Comme énoncé précédemment, le génocide des Khmers rouges, mais aussi la chute de l’empire khmer, ainsi que le protectorat français ont pratiquement fait disparaître l’art complexe et raffiné du Ballet royal du Cambodge dans les années 1970. Mais grâce à la volonté et la patience acharnée de plusieurs membres de la famille royale, un corps de ballet suivant à la lettre les traditions anciennes a sauvé de l’oubli ces pas sacrés - et ces quelque 4 500 gestes de mains : les danseurs sacrés d’Angkor. Avec 40 danseurs et plus de 60 tableaux, ce sont toutes les légendes épiques du Mahabharata et du Ramayana qui reprennent vie ici. Inscrit au patrimoine mondial de l’UNESCO, ce spectacle hors du temps est une des principales attractions de Siem Reap, visible au théâtre The Divine Sala, lieu iconique de la ville. Acclamée dans le monde entier, cette troupe se produit en général deux fois par semaine.

Lui aussi sauvé des oubliettes et abordant le Ramayana, le lakhon khol est une autre forme populaire de danse. Uniquement interprétée par des hommes masqués, le lakhon khol est originellement exécuté à des fins rituelles, généralement en lien avec les cycles agricoles. Aujourd’hui, il est joué sur scène, notamment par une troupe fameuse, installée à Wat Svay Andet - situé à 10 kilomètres à l’est de Phnom Penh sur le Mékong.

Bien qu’un brin touristique, il est bon de noter une adresse haute en couleur de Phnom Penh pour voir des représentations de danses traditionnelles : Plae Pakaa.

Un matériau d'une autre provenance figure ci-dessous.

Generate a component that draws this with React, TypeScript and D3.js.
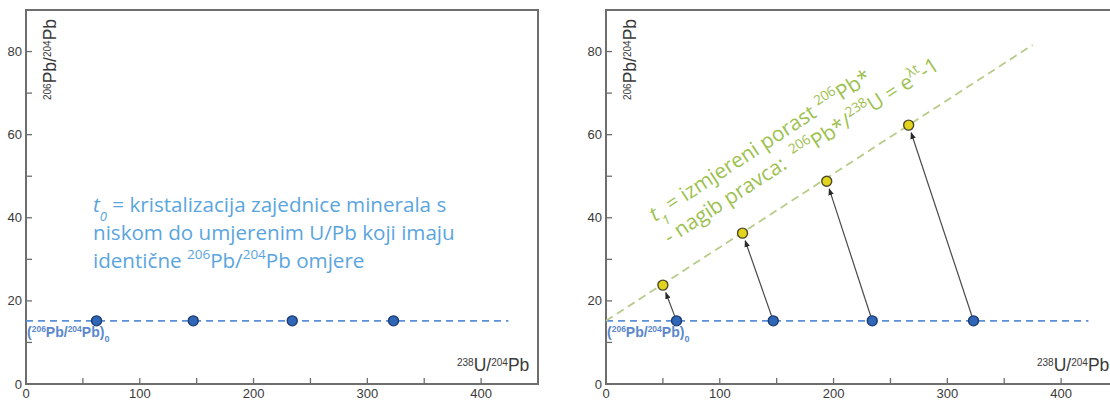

Au programme : de superbes costumes, de belles chorégraphies et une musique envoûtante dans un joli cadre. Bref, un spectacle qui vaut le déplacement.

La musique populaire

Depuis quelques années, une variété khmère, délurée, dont les paroles sont plutôt légères, connait un véritable essor et les vidéos qui fleurissent sur YouTube - des stars du domaine comme Preap Sovath ou Aok Sokunkanha - dépassent allègrement les millions de vues. Mais bien des années avant  que cette scène ne voie le jour, le mot « pop » signifiait radicalement autre chose au Cambodge. Dans les années 1960, entre l’indépendance et l’insurrection des Khmers rouges, la jeunesse du pays cherche sa place artistiquement. C’est l’occupation militaire américaine du Vietnam voisin - par le biais de sa radio militaire - qui va l’aider à la trouver. À l’époque toute une scène fusionnant folklore khmère et garage rock, soul ou pop américaine se met à éclore subitement. Deux grandes stars en particulier se taillent la part du lion : Pen Ron, auteur-compositeur prolifique dont l’incroyable voix qui monte à l'octave et l’attitude désinvolte ont fait sa réputation, ainsi que Ros Sereysothea, surnommée « la reine de la voix d’or » du fait de sa voix de soprano franche et limpide. Ces deux artistes sont présents sur l’excellente compilation Songs of the City of Four Faces - Cambodian Pop Music of the 1960’s éditée en 2020 par le label australien Metal Postcard Records, documentant parfaitement cette époque particulière de la musique cambodgienne.

On y croise également Sinn Sisamouth, le « Elvis cambodgien » ou Yol Aularong, punk avant l’heure. Autant d’artistes qui ont disparu sous le régime des Khmers rouges, possiblement assassinés et leur musique en grande partie détruite. Si cette histoire vous intéresse, ne vous privez pas de voir le documentaire de 2014, Don't Think I've Forgotten : Cambodia's Lost Rock and Roll réalisé par John Pirozzi et retraçant en profondeur cette triste et riche histoire. Le label américain Dust-To-Digital a d’ailleurs fait paraitre une très bonne compilation de la bande-son du documentaire.

Théâtre

Pilier de l’identité culturelle cambodgienne et considéré à l’instar du Ballet royal comme un art sacré, le Sbek Thom est le théâtre d’ombres khmer. Projeté sur un écran ou drap blanc, il met en scène des épisodes du Reamker (la version khmère du Ramayana) au moyen de grandes marionnettes ( jusqu’à deux mètres de haut) non articulées en cuir. Les grandes productions peuvent accueillir jusqu’à 160 marionnettes pour un même spectacle. Avec le temps, une version plus populaire du théâtre d’ombres a vu le jour. Y sont évoquées des thématiques comme la vie de tous les jours, l’amour, la jalousie etc., souvent sur le ton de la comédie.

Ces dernières décennies, les compagnies de théâtre d’ombres ont vu leurs rangs rétrécir comme peau de chagrin. Une petite poignée d’entre elles maintient cet art vivant. C’est notamment le cas de celle de la jeune Française Delphine Kassem, nommée Sovanna Phum, une vraie troupe cambodgienne installée à Phnom Penh qui a su redonner ses lettres de noblesse à un art qui le mérite amplement. Désormais dirigée par l’ex-directeur artistique, M. Mann Kosal, la compagnie continue à monter des spectacles très appréciés.